__EXERCISE BRIEF__
Copy every line of the following data that includes the string "document".

__INFORMATION SUPPLIED__
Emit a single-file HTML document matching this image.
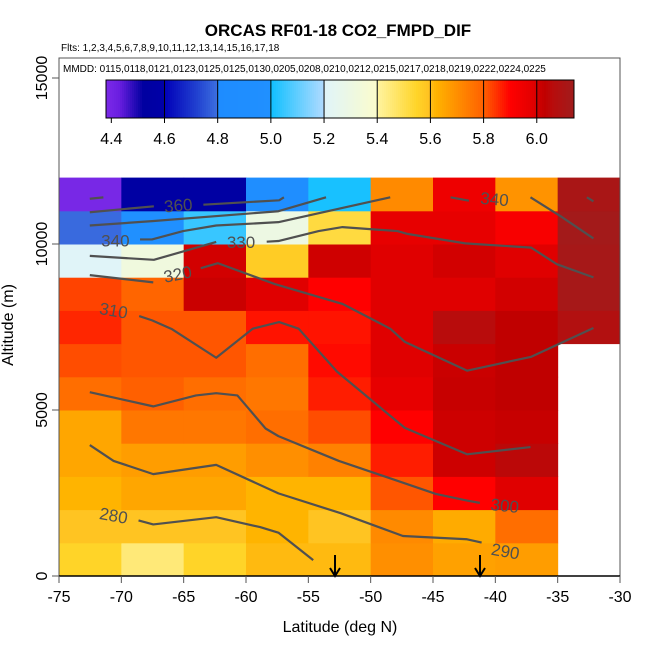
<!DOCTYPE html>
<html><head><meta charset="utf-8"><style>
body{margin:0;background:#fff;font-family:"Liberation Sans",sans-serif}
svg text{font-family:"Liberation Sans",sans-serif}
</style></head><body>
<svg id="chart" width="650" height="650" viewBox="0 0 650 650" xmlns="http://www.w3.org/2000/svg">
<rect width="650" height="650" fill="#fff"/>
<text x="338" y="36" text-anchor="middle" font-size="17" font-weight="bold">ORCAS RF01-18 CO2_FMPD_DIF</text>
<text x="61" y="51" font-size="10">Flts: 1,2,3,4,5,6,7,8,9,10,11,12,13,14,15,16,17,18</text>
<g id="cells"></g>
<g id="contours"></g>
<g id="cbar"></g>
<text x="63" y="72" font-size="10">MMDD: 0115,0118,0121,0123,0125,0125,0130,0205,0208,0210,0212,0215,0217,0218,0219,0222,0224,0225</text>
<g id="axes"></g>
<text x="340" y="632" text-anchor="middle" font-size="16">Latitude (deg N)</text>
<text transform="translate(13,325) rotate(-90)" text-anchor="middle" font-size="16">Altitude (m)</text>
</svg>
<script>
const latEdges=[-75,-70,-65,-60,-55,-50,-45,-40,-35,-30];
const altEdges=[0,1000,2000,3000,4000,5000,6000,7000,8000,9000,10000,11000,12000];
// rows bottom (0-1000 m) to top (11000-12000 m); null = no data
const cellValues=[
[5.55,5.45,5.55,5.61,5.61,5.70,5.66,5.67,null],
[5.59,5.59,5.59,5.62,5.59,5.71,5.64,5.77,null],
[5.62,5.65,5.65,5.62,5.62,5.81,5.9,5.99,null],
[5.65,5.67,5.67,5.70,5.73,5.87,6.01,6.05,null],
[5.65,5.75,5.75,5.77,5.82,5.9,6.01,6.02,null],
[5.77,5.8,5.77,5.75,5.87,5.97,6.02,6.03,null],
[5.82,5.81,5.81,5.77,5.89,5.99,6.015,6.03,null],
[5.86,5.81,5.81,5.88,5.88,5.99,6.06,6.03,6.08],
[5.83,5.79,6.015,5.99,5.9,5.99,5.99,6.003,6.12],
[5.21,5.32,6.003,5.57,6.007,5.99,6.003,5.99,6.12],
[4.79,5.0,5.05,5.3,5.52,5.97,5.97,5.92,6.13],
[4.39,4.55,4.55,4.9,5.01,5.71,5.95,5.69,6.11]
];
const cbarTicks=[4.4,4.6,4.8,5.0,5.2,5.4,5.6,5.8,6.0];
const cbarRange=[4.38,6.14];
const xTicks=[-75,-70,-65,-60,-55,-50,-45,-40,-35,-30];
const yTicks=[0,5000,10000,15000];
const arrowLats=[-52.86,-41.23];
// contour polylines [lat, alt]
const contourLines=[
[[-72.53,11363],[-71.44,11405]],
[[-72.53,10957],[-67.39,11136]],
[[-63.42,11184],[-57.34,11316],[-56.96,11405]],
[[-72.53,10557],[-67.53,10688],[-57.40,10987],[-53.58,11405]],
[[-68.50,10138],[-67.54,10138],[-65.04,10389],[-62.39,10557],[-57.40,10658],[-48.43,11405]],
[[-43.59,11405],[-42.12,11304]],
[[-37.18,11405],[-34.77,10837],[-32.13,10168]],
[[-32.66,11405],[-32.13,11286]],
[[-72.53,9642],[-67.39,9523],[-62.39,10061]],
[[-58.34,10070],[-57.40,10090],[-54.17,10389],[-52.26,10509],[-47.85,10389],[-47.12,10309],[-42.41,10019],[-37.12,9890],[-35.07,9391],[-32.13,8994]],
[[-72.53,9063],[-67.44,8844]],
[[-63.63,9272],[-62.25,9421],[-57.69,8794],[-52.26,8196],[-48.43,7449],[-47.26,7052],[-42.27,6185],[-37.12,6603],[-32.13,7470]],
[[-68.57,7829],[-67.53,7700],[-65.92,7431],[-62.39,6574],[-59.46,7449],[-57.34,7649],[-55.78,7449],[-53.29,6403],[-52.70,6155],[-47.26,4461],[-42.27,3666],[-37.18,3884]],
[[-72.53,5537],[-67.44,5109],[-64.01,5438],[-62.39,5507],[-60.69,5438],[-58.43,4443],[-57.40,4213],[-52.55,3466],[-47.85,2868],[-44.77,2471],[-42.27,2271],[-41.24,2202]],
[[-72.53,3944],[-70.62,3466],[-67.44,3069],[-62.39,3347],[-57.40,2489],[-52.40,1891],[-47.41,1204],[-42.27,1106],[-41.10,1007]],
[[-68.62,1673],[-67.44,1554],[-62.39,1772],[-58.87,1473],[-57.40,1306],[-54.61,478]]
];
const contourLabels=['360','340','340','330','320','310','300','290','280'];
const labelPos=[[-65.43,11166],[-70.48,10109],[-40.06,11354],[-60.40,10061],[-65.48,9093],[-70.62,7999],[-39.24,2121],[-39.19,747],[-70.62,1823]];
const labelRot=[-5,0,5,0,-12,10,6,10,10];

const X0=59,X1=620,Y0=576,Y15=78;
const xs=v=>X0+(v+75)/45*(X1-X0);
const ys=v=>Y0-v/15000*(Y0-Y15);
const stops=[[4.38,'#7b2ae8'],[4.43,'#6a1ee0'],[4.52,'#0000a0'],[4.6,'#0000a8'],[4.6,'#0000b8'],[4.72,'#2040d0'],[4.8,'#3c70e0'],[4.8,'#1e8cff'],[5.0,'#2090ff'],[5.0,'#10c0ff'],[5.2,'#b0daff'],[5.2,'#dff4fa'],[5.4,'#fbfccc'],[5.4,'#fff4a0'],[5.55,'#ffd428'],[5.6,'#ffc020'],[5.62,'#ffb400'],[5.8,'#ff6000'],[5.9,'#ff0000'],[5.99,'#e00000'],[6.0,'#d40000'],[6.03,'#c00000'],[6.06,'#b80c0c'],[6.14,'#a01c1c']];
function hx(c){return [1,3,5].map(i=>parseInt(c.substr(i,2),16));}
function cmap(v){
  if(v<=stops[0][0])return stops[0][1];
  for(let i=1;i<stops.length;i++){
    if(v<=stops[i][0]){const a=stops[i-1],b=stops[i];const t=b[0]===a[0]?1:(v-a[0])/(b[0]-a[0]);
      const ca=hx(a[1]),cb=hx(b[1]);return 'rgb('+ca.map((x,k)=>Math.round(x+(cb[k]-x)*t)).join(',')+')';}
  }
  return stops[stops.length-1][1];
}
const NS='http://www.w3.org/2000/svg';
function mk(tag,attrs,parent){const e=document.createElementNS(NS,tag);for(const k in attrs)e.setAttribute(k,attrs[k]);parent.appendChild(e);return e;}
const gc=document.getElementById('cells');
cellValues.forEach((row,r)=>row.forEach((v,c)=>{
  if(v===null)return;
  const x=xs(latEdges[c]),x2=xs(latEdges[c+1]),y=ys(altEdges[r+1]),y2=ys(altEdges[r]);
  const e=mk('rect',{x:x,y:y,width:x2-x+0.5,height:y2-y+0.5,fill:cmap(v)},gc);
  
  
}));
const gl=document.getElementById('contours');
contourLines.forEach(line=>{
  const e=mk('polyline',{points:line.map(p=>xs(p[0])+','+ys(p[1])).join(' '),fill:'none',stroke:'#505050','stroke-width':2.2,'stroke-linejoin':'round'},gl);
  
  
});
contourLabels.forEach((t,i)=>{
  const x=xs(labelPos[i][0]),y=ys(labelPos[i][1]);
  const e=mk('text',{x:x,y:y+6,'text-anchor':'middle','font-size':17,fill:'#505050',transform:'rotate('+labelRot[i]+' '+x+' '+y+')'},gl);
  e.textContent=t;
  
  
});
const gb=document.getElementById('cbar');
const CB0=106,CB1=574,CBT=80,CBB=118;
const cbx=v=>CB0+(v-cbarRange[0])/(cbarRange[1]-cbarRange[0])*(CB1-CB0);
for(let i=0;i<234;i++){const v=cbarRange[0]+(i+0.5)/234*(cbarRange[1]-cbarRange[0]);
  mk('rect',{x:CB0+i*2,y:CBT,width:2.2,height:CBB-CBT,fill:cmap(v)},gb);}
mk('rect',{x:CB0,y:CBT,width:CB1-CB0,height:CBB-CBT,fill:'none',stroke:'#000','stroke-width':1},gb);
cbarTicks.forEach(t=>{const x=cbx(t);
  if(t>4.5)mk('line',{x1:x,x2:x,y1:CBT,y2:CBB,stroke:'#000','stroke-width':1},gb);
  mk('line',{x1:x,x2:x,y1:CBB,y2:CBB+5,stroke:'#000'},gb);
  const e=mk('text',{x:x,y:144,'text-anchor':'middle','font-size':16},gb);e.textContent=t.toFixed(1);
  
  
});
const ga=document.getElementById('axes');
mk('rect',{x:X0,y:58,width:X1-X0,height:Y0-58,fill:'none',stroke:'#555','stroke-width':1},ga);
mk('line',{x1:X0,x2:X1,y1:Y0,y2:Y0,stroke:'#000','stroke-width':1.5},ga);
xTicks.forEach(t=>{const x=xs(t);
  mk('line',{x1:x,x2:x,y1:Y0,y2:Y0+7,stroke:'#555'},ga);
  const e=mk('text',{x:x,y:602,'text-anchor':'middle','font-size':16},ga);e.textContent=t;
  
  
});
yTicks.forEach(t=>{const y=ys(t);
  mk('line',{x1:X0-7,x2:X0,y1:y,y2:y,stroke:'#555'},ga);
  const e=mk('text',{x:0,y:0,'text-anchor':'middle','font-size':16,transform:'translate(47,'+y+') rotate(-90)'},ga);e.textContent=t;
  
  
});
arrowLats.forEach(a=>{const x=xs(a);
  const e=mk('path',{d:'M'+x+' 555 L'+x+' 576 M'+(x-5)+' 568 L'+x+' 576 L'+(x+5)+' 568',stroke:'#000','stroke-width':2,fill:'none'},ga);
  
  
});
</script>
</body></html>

__THE ANSWER__
Emit a single-file HTML document matching this image.
function mk(tag,attrs,parent){const e=document.createElementNS(NS,tag);for(const k in attrs)e.setAttribute(k,attrs[k]);parent.appendChild(e);return e;}
const gc=document.getElementById('cells');
const gl=document.getElementById('contours');
const gb=document.getElementById('cbar');
const ga=document.getElementById('axes');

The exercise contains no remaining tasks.